Monday, December 3, 2012

Orlando


The story of Orlando takes a deep look into the differences between Gender in society. It also is a commentary on biographies. Orlando begins the story as a man, a writer, and a young child. The book spans many years (far longer than any one person could ever live). As a man, Orlando is overcome by desires for women, and there is much talk about how men become fools in front of women. They want them so much, and yet they sacrifice they're own minds to do so. Women on the other hand, have large responsibilities to be who society wishes them to be. They need to wear fancy clothes and remain innocent and chaste, yet be likable.
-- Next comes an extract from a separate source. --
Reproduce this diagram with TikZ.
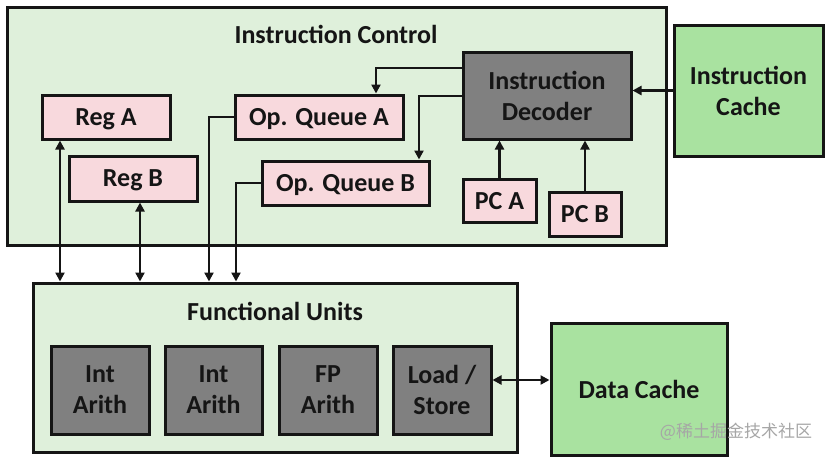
\documentclass[tikz,border=0pt]{standalone}
\usepackage{fontspec}
\setmainfont{Carlito}
\newfontfamily\cjk{Noto Sans CJK SC}
\usetikzlibrary{arrows.meta,calc}
\definecolor{bgreen}{HTML}{DFF0DB}
\definecolor{pinkbox}{HTML}{F8D9DD}
\definecolor{darkbox}{HTML}{808080}
\definecolor{cachegreen}{HTML}{A9E2A0}
\definecolor{ink}{HTML}{151515}
\tikzset{
  x=1pt, y=-1pt,
  every node/.style={font=\bfseries\fontsize{26}{31}\selectfont, text=ink, align=center, inner sep=0pt},
  container/.style={draw=ink, line width=3pt, fill=bgreen},
  pinkbox/.style={draw=ink, line width=3pt, fill=pinkbox, text depth=0pt},
  greybox/.style={draw=ink, line width=3pt, fill=darkbox},
  cachebox/.style={draw=ink, line width=3pt, fill=cachegreen},
  arr/.style={draw=ink, line width=2.8pt, -{Triangle[length=9pt,width=9pt]}},
  darr/.style={draw=ink, line width=2.8pt, {Triangle[length=9pt,width=9pt]}-{Triangle[length=9pt,width=9pt]}},
}
\begin{document}
\begin{tikzpicture}
\useasboundingbox (0,0) rectangle (828,456);
% containers
\node[container, minimum width=659pt, minimum height=238pt] (ic) at (336.5,126) {};
\node (ictitle) at (336,34) {Instruction Control};
\node[container, minimum width=484pt, minimum height=169pt] (fu) at (275,367.5) {};
\node (futitle) at (275,311) {Functional Units};
% instruction control boxes
\node[pinkbox, minimum width=128pt, minimum height=44pt] (rega) at (106,117) {Reg A};
\node[pinkbox, minimum width=128pt, minimum height=45pt] (regb) at (133,178.5) {Reg B};
\node[pinkbox, minimum width=168pt, minimum height=44pt] (oqa) at (319,117) {Op. Queue A};
\node[pinkbox, minimum width=167pt, minimum height=44pt] (oqb) at (345.5,183) {Op. Queue B};
\node[greybox, minimum width=168pt, minimum height=87pt] (dec) at (547,95.5) {Instruction\\Decoder};
\node[pinkbox, minimum width=73pt, minimum height=43pt] (pca) at (499.5,200.5) {PC A};
\node[pinkbox, minimum width=72pt, minimum height=44pt] (pcb) at (585,214) {PC B};
\node[cachebox, minimum width=149pt, minimum height=131pt] (icache) at (748.5,90.5) {Instruction\\Cache};
% functional units
\node[greybox, minimum width=98pt, minimum height=88pt] (int1) at (100,390) {Int\\Arith};
\node[greybox, minimum width=97pt, minimum height=88pt] (int2) at (213.5,390) {Int\\Arith};
\node[greybox, minimum width=98pt, minimum height=88pt] (fp) at (328,390) {FP\\Arith};
\node[greybox, minimum width=98pt, minimum height=88pt] (ls) at (442,390) {Load /\\Store};
\node[cachebox, minimum width=176pt, minimum height=132pt, text depth=0pt] (dc) at (639,389) {Data Cache};
% watermark
\node[font=\cjk\fontsize{17}{17}\selectfont, text=black!35] (wm) at (736,432) {@稀土掘金技术社区};
% helper coordinates
\coordinate (ra) at (60,0);
\coordinate (rb) at (140,0);
\coordinate (qa) at (209,0);
\coordinate (qb) at (236,0);
\coordinate (d1) at (0,68);
\coordinate (d2) at (0,96);
\coordinate (qat) at (376,0);
\coordinate (qbt) at (419,0);
\coordinate (ldc) at (0,380);
% connectors
\draw[arr] (dec.west |- d1) -| (qat |- oqa.north);
\draw[arr] (dec.west |- d2) -| (qbt |- oqb.north);
\draw[arr] (pca.north) -- (pca.north |- dec.south);
\draw[arr] (pcb.north) -- (pcb.north |- dec.south);
\draw[arr] (icache.west) -- (icache.west -| dec.east);
\draw[darr] (ra |- rega.south) -- (ra |- fu.north);
\draw[darr] (rb |- regb.south) -- (rb |- fu.north);
\draw[arr] (oqa.west) -| (qa |- fu.north);
\draw[arr] (oqb.west) -| (qb |- fu.north);
\draw[darr] (ls.east |- ldc) -- (dc.west |- ldc);
\end{tikzpicture}
\end{document}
Orlando studies both sexes, as he experiences life as both, and concludes mostly that there are few core differences. "It is a strange fact, but a true one, that up to this moment she had scarcely given her sex a thought."Orlando is the same person, as a man, and as a woman. Though the way society views him/her is quite different. This poses interesting questions regarding gender in today's society. Woman politicians are still rare these days, and men continue to dominate the work force and political world. This story relates to our kings and queens thesis mainly because we are creating a biography, and because the dynamic between the sexes has been an ongoing and ever changing phenomenon. Like Virginia Woolf, I find most biographies dry and dull, the do not peak my interest the way an exciting work of fiction would. But as an illustrator, it is my job to tell a story through pictures, perhaps more interesting than it might be had it been told in photographs. It will be interesting to see how the thesis topics differ when told by a man or a woman, and how the male and female monarchs have been portrayed through each.